Ma vie quotidienne, cependant, ne s’arrangeait pas. À 17 ans, j’avais été viré des classes préparatoires pour m’être rebellé contre une prof (je n’ai aucun regret) ; à 18 ans j’avais été plus ou moins viré du conservatoire de Saint-Maur des Fossés (où je travaillais comme accompagnateur), pour avoir exprimé ma façon de penser sur deux-ou-trois choses (aucun regret) ; j’avais emménagé dans un petit cabanon décrépit, et pour gagner ma vie je devais passer mes semaines à cavaler en vélo d’une banlieue à une autre, pour donner des cours de piano à telle ou telle petite fille de famille bourgeoise, pour accompagner telle chorale ou tel cours de danse, jusque dans les endroits les plus improbables (aah, la gendarmerie de Maisons-Alfort... non, décidément, pas de regrets).

Il me fallait un horizon, l’espoir d’une vie meilleure, d’un peu de pognon et surtout, encore et toujours, d’une vague reconnaissance affective et sociale (parce que prof de piano/pianiste-à-tout-faire, ça ne vaut rien ; au mieux, on est le larbin de service ; au pire, on se clochardise lentement et inexorablement). Il me fallait une échappatoire, une porte de sortie.

Je n’avais pas cessé mes études : j’étais inscrit à l’université par correspondance, et une fois par an, j’ouvrai les enveloppes accumulées au long de l’année, je lisais les cours dans le RER qui me menait aux examens, et parvenais à obtenir les diplômes. Arrivé à la Maîtrise, je voulus faire quelque chose de plus approfondi et choisis de consacrer mon Mémoire à l’auteur de bande dessinée qui m’avait le plus marqué depuis l’âge de 10 ans : Lewis Trondheim. Pendant ce temps, je cherchais de plus belle un librettiste ; j’avais contacté des auteurs, notamment de théâtre, mais je me retrouvais à chaque fois face à des gens désespérément sérieux et introspectifs. J’en venais à me décourager, et comme j’en faisais un jour part à la disquothéquaire du conservatoire (Véronique Duchamp), elle glissa « et un auteur de bédé ? ça pourrait marcher, ça non ? »

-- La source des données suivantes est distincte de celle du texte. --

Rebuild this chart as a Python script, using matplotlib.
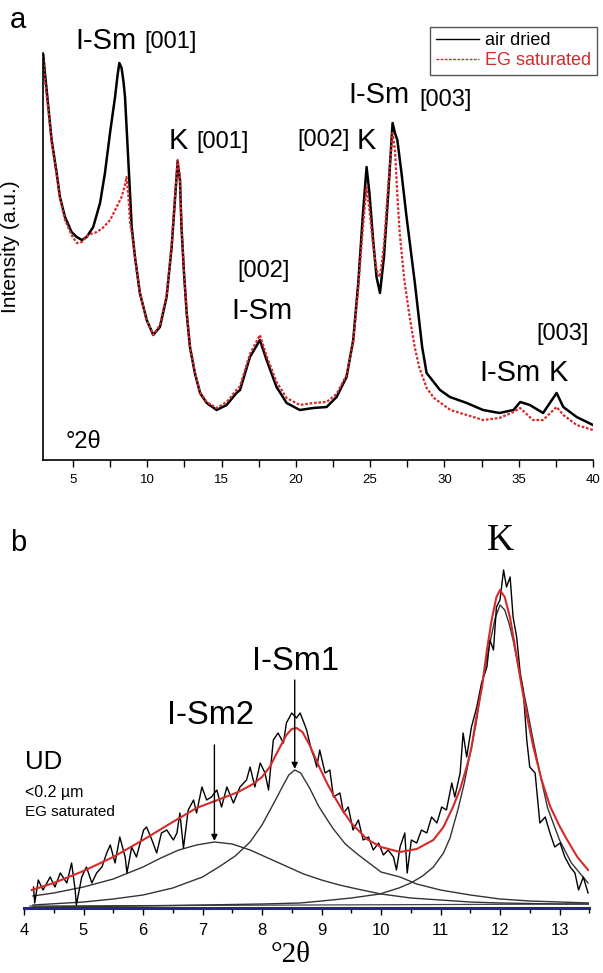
import matplotlib.pyplot as plt
from matplotlib.lines import Line2D

plt.rcParams['font.family'] = ['Liberation Sans', 'DejaVu Sans']

W, H = 603, 973

# ---- panel a : whole pattern, air dried vs EG saturated ----
air_x = [3.0, 3.11, 3.34, 3.56, 3.9, 4.12, 4.46, 4.9, 5.25, 5.6,
         5.92, 6.36, 6.82, 7.15, 7.49, 7.83, 8.0, 8.12, 8.27, 8.4,
         8.5, 8.65, 8.79, 8.95, 9.17, 9.5, 9.96, 10.4, 10.85, 11.3,
         11.64, 11.86, 12.04, 12.2, 12.3, 12.47, 12.65, 12.87, 13.2, 13.55,
         14.0, 14.67, 15.34, 16.0, 16.24, 16.91, 17.58, 18.03, 18.7, 19.38,
         20.27, 21.17, 22.07, 22.74, 23.41, 23.86, 24.2, 24.5, 24.76, 24.95,
         25.2, 25.43, 25.66, 25.93, 26.22, 26.51, 26.67, 26.83, 27.11, 27.45,
         28.01, 28.5, 28.8, 29.7, 30.37, 31.5, 32.6, 33.7, 34.65, 35.1,
         35.75, 36.64, 37.55, 38.0, 38.9, 40.0]
air_y = [405, 387, 353, 320, 287, 263, 243, 228, 223, 220,
         223, 233, 257, 287, 327, 363, 385, 397, 392, 378,
         363, 320, 280, 233, 203, 167, 140, 125, 133, 163,
         213, 260, 298, 280, 233, 187, 147, 113, 87, 67,
         57, 50, 55, 67, 70, 103, 120, 100, 73, 57,
         50, 52, 53, 63, 83, 120, 177, 243, 293, 267,
         220, 183, 167, 203, 267, 337, 327, 320, 287, 243,
         177, 113, 87, 70, 63, 57, 50, 47, 50, 58,
         55, 47, 67, 53, 43, 35]

eg_x = [3.0, 3.11, 3.34, 3.56, 3.9, 4.12, 4.46, 4.9, 5.25, 5.6,
        6.0, 6.6, 7.0, 7.5, 7.9, 8.27, 8.5, 8.6, 8.72, 8.84,
        8.95, 9.17, 9.5, 9.96, 10.4, 10.85, 11.3, 11.64, 11.86, 12.04,
        12.2, 12.3, 12.47, 12.65, 12.87, 13.2, 13.55, 14.0, 14.67, 15.34,
        16.0, 16.24, 16.91, 17.58, 18.03, 18.7, 19.38, 20.27, 21.17, 22.07,
        22.74, 23.41, 23.86, 24.2, 24.5, 24.76, 24.95, 25.2, 25.43, 25.66,
        25.93, 26.22, 26.51, 26.67, 26.83, 26.99, 27.3, 27.66, 28.0, 28.3,
        28.8, 29.3, 30.4, 31.5, 32.6, 33.7, 34.65, 35.1, 35.95, 36.64,
        37.55, 38.0, 38.9, 40.0]
eg_y = [400, 380, 350, 318, 285, 262, 240, 225, 217, 218,
        225, 228, 232, 240, 252, 263, 275, 283, 265, 237,
        228, 203, 167, 140, 125, 135, 165, 215, 262, 300,
        282, 235, 188, 148, 115, 88, 68, 58, 52, 58,
        70, 74, 106, 125, 104, 78, 62, 55, 57, 58,
        66, 85, 118, 172, 230, 273, 250, 215, 190, 183,
        215, 275, 327, 310, 265, 227, 180, 143, 113, 93,
        72, 62, 50, 45, 40, 42, 48, 52, 40, 40,
        53, 45, 35, 30]

# ---- panel b : 4-13.5 deg decomposition ----
obs_x = [4.16, 4.18, 4.24, 4.32, 4.44, 4.52, 4.61, 4.72, 4.80, 4.86,
         4.88, 4.97, 5.05, 5.14, 5.22, 5.31, 5.39, 5.45, 5.53, 5.61,
         5.70, 5.73, 5.81, 5.89, 6.01, 6.06, 6.15, 6.23, 6.31, 6.40,
         6.51, 6.57, 6.62, 6.68, 6.76, 6.85, 6.90, 6.99, 7.07, 7.15,
         7.24, 7.32, 7.41, 7.52, 7.63, 7.74, 7.80, 7.88, 7.97, 8.05,
         8.11, 8.19, 8.27, 8.36, 8.41, 8.50, 8.58, 8.64, 8.70, 8.75,
         8.83, 8.88, 8.92, 8.97, 9.06, 9.14, 9.20, 9.31, 9.37, 9.45,
         9.53, 9.62, 9.70, 9.79, 9.87, 9.96, 10.04, 10.12, 10.21, 10.26,
         10.32, 10.40, 10.44, 10.51, 10.60, 10.68, 10.77, 10.85, 10.94, 11.02,
         11.10, 11.19, 11.24, 11.33, 11.38, 11.44, 11.52, 11.61, 11.69, 11.78,
         11.83, 11.89, 11.94, 12.00, 12.06, 12.11, 12.17, 12.22, 12.28, 12.34,
         12.39, 12.45, 12.50, 12.59, 12.67, 12.76, 12.84, 12.92, 13.01, 13.09,
         13.18, 13.26, 13.32, 13.40, 13.48]
obs_y = [21, 5, 28, 18, 31, 21, 35, 25, 45, 18,
         3, 31, 41, 25, 35, 41, 55, 63, 45, 71,
         51, 35, 61, 51, 78, 81, 68, 55, 75, 78,
         68, 75, 95, 60, 98, 108, 95, 121, 108, 111,
         118, 101, 121, 105, 121, 128, 141, 121, 145, 135,
         118, 168, 175, 165, 185, 195, 190, 195, 186, 178,
         158, 150, 141, 158, 135, 138, 111, 115, 95, 101,
         78, 88, 68, 71, 58, 65, 53, 58, 51, 38,
         61, 75, 35, 68, 65, 78, 75, 91, 85, 101,
         98, 125, 111, 135, 175, 151, 181, 201, 225, 241,
         268, 258, 301, 308, 338, 321, 331, 291, 271, 235,
         218, 168, 141, 135, 85, 91, 75, 61, 65, 51,
         41, 35, 18, 31, 15]

fit_x = [4.13, 4.5, 5.0, 5.5, 6.0, 6.5, 6.9, 7.3, 7.6, 7.85,
         8.0, 8.13, 8.25, 8.41, 8.5, 8.58, 8.68, 8.8, 8.97, 9.1,
         9.2, 9.35, 9.5, 9.76, 10.0, 10.32, 10.6, 10.88, 11.05, 11.21,
         11.33, 11.44, 11.52, 11.6, 11.7, 11.78, 11.86, 11.94, 12.0, 12.08,
         12.17, 12.25, 12.34, 12.45, 12.56, 12.7, 12.84, 13.0, 13.12, 13.3,
         13.48]
fit_y = [18, 25, 37, 51, 68, 86, 100, 109, 116, 124,
         131, 141, 155, 173, 179, 180, 176, 163, 140, 124,
         113, 98, 85, 69, 61, 56, 59, 68, 81, 101,
         119, 141, 160, 190, 222, 258, 288, 311, 318, 311,
         290, 262, 230, 193, 161, 128, 102, 82, 69, 51,
         38]

ism2_x = [4.15, 4.5, 5.0, 5.5, 6.0, 6.3, 6.6, 6.9, 7.2, 7.5,
          7.8, 8.1, 8.4, 8.7, 9.0, 9.3, 9.6, 10.0, 10.5, 11.0,
          11.5, 12.0, 12.5, 13.0, 13.5]
ism2_y = [12, 15, 21, 29, 41, 50, 58, 63, 66, 64,
          58, 50, 42, 34, 28, 23, 19, 14, 10, 8,
          6, 5, 4.5, 4, 4]

ism1_x = [4.15, 5.0, 5.5, 6.0, 6.5, 7.0, 7.3, 7.55, 7.8, 8.0,
          8.2, 8.35, 8.45, 8.55, 8.65, 8.8, 8.95, 9.1, 9.2, 9.4,
          9.6, 9.8, 10.0, 10.32, 10.6, 11.0, 11.5, 12.0, 12.5, 13.0,
          13.5]
ism1_y = [3, 6, 9, 13, 20, 31, 42, 52, 66, 83,
          105, 122, 133, 138, 135, 120, 102, 88, 79, 64,
          54, 45, 36, 31, 24, 18, 13, 9, 7, 6,
          5]

k_x = [4.15, 6.0, 7.0, 8.0, 8.64, 9.0, 9.5, 9.98, 10.3, 10.5,
       10.7, 10.88, 11.05, 11.16, 11.3, 11.4, 11.5, 11.6, 11.7, 11.84,
       11.92, 12.0, 12.08, 12.15, 12.22, 12.33, 12.45, 12.55, 12.67, 12.8,
       13.0, 13.2, 13.48]
k_y = [1, 2, 3, 4, 5, 7, 10, 14, 20, 25,
       32, 41, 55, 70, 100, 125, 155, 185, 225, 268,
       290, 303, 298, 285, 268, 235, 201, 170, 135, 100,
       68, 45, 25]

bg_x = [4.1, 13.5]
bg_y = [2, 4]


def fx(px):
    return px / W


def fy(py):
    return 1 - py / H


fig = plt.figure(figsize=(W / 100, H / 100), dpi=100)

# ================= a =================
ax1 = fig.add_axes([fx(43.3), fy(460), (593 - 43.3) / W, 407 / H])
ax1.plot(air_x, air_y, color='black', lw=1.8, label='air dried')
ax1.plot(eg_x, eg_y, color='#d42a2a', lw=1.6, ls=(0, (1.2, 0.8)), label='EG saturated')
ax1.set_xlim(3, 40)
ax1.set_ylim(0, 407)
ax1.set_xticks(range(5, 41, 5))
ax1.set_xticks([x + 2.5 for x in range(5, 40, 5)], minor=True)
ax1.set_yticks([])
for s in ['top', 'right']:
    ax1.spines[s].set_visible(False)
ax1.spines['left'].set_linewidth(1.2)
ax1.spines['bottom'].set_linewidth(1.2)
ax1.tick_params(axis='x', which='both', direction='out', length=5, width=1, labelsize=9.5, pad=5)
ax1.set_ylabel('Intensity (a.u.)', fontsize=15)
ax1.yaxis.set_label_coords((20 - 43.3) / 549.7, (460 - 247) / 407)

leg_handles = [Line2D([], [], color='black', lw=1),
               Line2D([], [], color='#d42a2a', lw=1, ls=(0, (2, 1)))]
fig.legend(leg_handles, ['air dried', 'EG saturated'], loc='upper right',
           bbox_to_anchor=(fx(597), fy(27)), fontsize=13, frameon=True,
           fancybox=False, edgecolor='#555555', framealpha=1,
           handlelength=2.4, handletextpad=0.35, borderpad=0.3,
           labelspacing=0.15, borderaxespad=0, labelcolor=['black', '#d42a2a'])

# peak labels (px positions)
big, small = 21, 17
fig.text(fx(10), fy(20), 'a', fontsize=21, va='center')
fig.text(fx(75), fy(41), 'I-Sm', fontsize=big, va='center')
fig.text(fx(144), fy(42), '[001]', fontsize=small, va='center')
fig.text(fx(169), fy(141), 'K', fontsize=big, va='center')
fig.text(fx(196), fy(142), '[001]', fontsize=small, va='center')
fig.text(fx(297), fy(140), '[002]', fontsize=small, va='center')
fig.text(fx(357), fy(141), 'K', fontsize=big, va='center')
fig.text(fx(348), fy(95), 'I-Sm', fontsize=big, va='center')
fig.text(fx(419), fy(100), '[003]', fontsize=small, va='center')
fig.text(fx(237), fy(271), '[002]', fontsize=small, va='center')
fig.text(fx(231), fy(311), 'I-Sm', fontsize=big, va='center')
fig.text(fx(536), fy(334), '[003]', fontsize=small, va='center')
fig.text(fx(479), fy(373), 'I-Sm', fontsize=big, va='center')
fig.text(fx(549), fy(373), 'K', fontsize=big, va='center')
fig.text(fx(66), fy(442), '°2θ', fontsize=17, va='center')

# ================= b =================
ax2 = fig.add_axes([fx(24), fy(908), (589.25 - 24) / W, 408 / H])
ax2.plot(bg_x, bg_y, color='#444444', lw=0.9)
ax2.plot(ism2_x, ism2_y, color='#333333', lw=1.0)
ax2.plot(ism1_x, ism1_y, color='#333333', lw=1.0)
ax2.plot(k_x, k_y, color='#333333', lw=1.0)
ax2.plot(obs_x, obs_y, color='black', lw=1.0)
ax2.plot(fit_x, fit_y, color='#d42a2a', lw=1.5)
ax2.plot([4, 13.5], [0, 0], color='#25258f', lw=2.2, clip_on=False, zorder=5)
ax2.set_xlim(4, 13.5)
ax2.set_ylim(0, 408)
ax2.set_xticks(range(4, 14))
ax2.set_xticks([x + 0.5 for x in range(4, 14)], minor=True)
ax2.set_yticks([])
for s in ['top', 'right', 'left']:
    ax2.spines[s].set_visible(False)
ax2.tick_params(axis='x', which='major', direction='out', length=5, width=1, labelsize=12, pad=6)
ax2.tick_params(axis='x', which='minor', direction='out', length=3.5, width=1)

arrow = dict(arrowstyle='-|>', lw=1, color='black', mutation_scale=9, shrinkA=0, shrinkB=0)
ax2.annotate('', xy=(8.55, 139), xytext=(8.55, 228), arrowprops=arrow)
ax2.annotate('', xy=(7.2, 67), xytext=(7.2, 163), arrowprops=arrow)

fig.text(fx(10), fy(543), 'b', fontsize=21, va='center')
fig.text(fx(500), fy(541), 'K', fontsize=27, family='Liberation Serif', ha='center', va='center')
fig.text(fx(296), fy(661), 'I-Sm1', fontsize=23.5, ha='center', va='center')
fig.text(fx(210), fy(716), 'I-Sm2', fontsize=23.5, ha='center', va='center')
fig.text(fx(25), fy(762), 'UD', fontsize=18.5, va='center')
fig.text(fx(25), fy(792), '<0.2 µm', fontsize=11.5, va='center')
fig.text(fx(25), fy(812), 'EG saturated', fontsize=11, va='center')
fig.text(fx(291), fy(955), '°2θ', fontsize=21, family='Liberation Serif', ha='center', va='center')

fig.savefig('out.png', dpi=100)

Eu-rê-ka. Le jour même, j’appelai l’éditeur de Lewis Trondheim : « bonjour, je fais une Maîtrise sur M. Trondheim, pourriez-vous lui faire suivre un mail ? » Sauf que dans le courrier en question n’était mentionné nul travail universitaire... Mais une phrase du genre « Bonjour, j’ai vingt ans et jusqu’ici je n’ai rien fait de ma vie ; voulez-vous faire un opéra avec moi ? »

La réponse de Lewis est digne de la légende. « Bonjour, c’est drôle que vous me proposiez cela, car il y a trois jours je passais devant l’Opéra et je me disais que ce serait bien que des jeunes se bougent et écrivent des opéras modernes et attrayants.... J’ai beaucoup de travail, donc il vaudrait mieux que nous adaptions une de mes bandes dessinées, mais en général tous mes personnages sont des animaux ; que diriez-vous de prendre plutôt l’album _Politique_étrangère_, que j’ai écrit en 2001 avec Jochen Gerner ? »

Trois jours plus tard, il m’envoyait la première scène.